Pandas Dataframe, on the other hand, is a two dimensional structure with columns and rows whose size can be changed. You can also think of it as a dictionary of Series object.

In [16]:
df = pd.DataFrame(data = None, index = None, columns = None, dtype = None)
df #Since we have created an empty Dataframe we will see nothing when we call for the 
     #dataframe.

The data parameter can take any of the following data types:
1. Dictionary
2. 2D ndarray
3. Pandas Series
4. Another Pandas Dataframe

The index parameter can also be passed optionally and it accepts row labels.

The columns parameters can also be passed optionally and it accepts column labels.

The dtype parameter sets the data type of the Dataframe.

Creating a Pandas Dataframe Using a Dictionary of Pandas Series.
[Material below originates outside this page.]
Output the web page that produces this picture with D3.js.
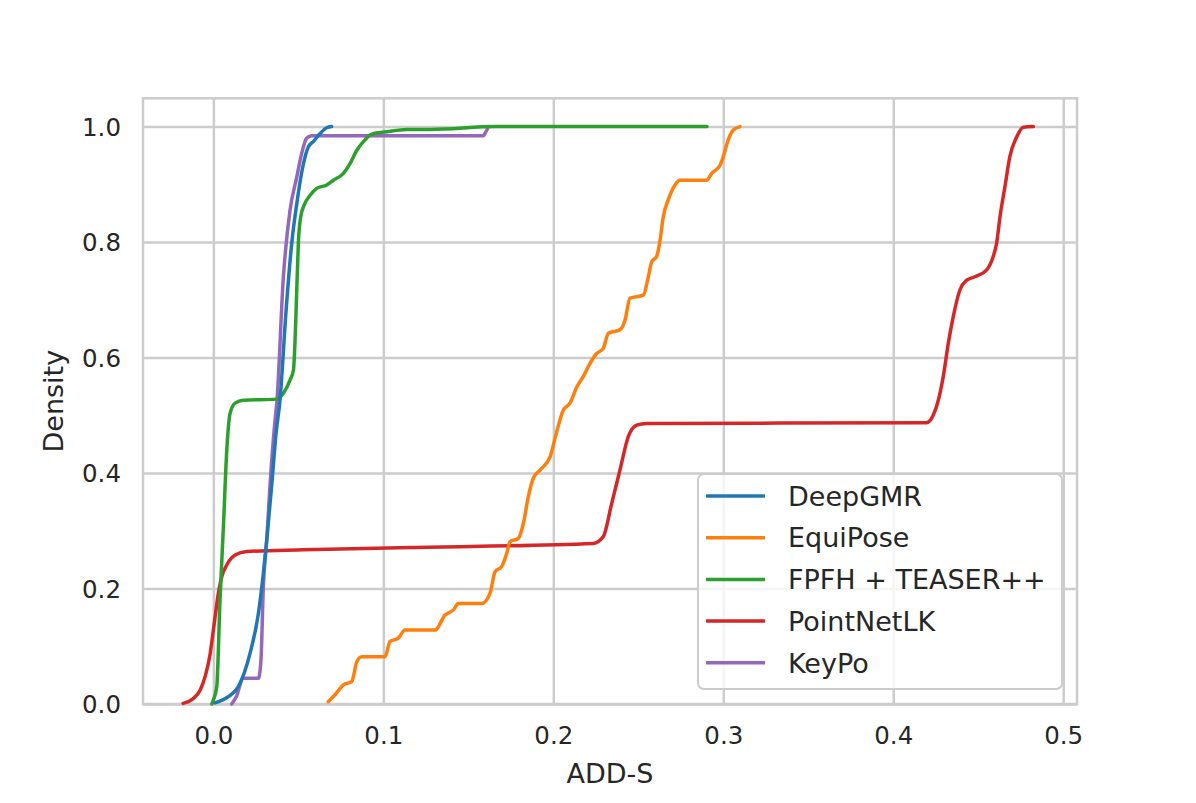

The index must be the same length as the Series. If index is not specified, it will be created automatically with values: [0, ...., len(data) - 1]

In [3]:
data = pd.DataFrame({
    "Class 1": pd.Series([22,33,38], index = ["math avg", "science avg", "english avg"]),
    "Class 2": pd.Series([45, 28, 36], index=["math avg", "science avg",  "english avg"]),
    "Class 3": pd.Series([32, 41, 47], index=["math avg", "science avg",  "english avg"])
})

data

Unnamed: 0,Class 1,Class 2,Class 3
math avg,22,45,32
science avg,33,28,41
english avg,38,36,47


In the above cell we have created a dataframe that has series of data in it.

In [7]:
type(data['Class 1'])

pandas.core.series.Series

# Creating a Pandas Dataframe using a Dictionary of Lists or ndarrays

The ndarrays must all be of the same length. The index must be of the same length as the arrays. If the index is not specified, the results will be the range(n), where n is the array length.

In [9]:
data = {
    "Class 1": [22,33,38],
    "Class 2": [45,28,36],
    "Class 3":[32,41,47]
}

df = pd.DataFrame(data = data,  index = ['math avg', 'science avg','english avg'])

In [10]:
df

Unnamed: 0,Class 1,Class 2,Class 3
math avg,22,45,32
science avg,33,28,41
english avg,38,36,47


# Creating a Pandas Dataframe Using a List of Dictionaries

In [11]:
data = [{'col1': 1, 'col2': 2},{'col1':5, 'col2':10, 'col3': 20}]
pd.DataFrame(data = data)

Unnamed: 0,col1,col2,col3
0,1,2,
1,5,10,20.0


# Creating a Pandas Dataframe Using a Series

When you create a Dataframe using a Series, the resuting Dataframe will have one column whose name is the original name of the Series.

In [12]:
data = pd.DataFrame({"col 1": pd.Series([22,33,38])})
data

Unnamed: 0,col 1
0,22
1,33
2,38


After the creation of a DataFrame, you can query it and select, add, or delete columns from it, i.e., perform Data Manipulation. 



Pandas DataFrame can be queried in multiple ways – such as loc[] and iloc[] methods – .iloc[] can be used to query using the index/position of the value and .loc[] to query using the user-defined keys.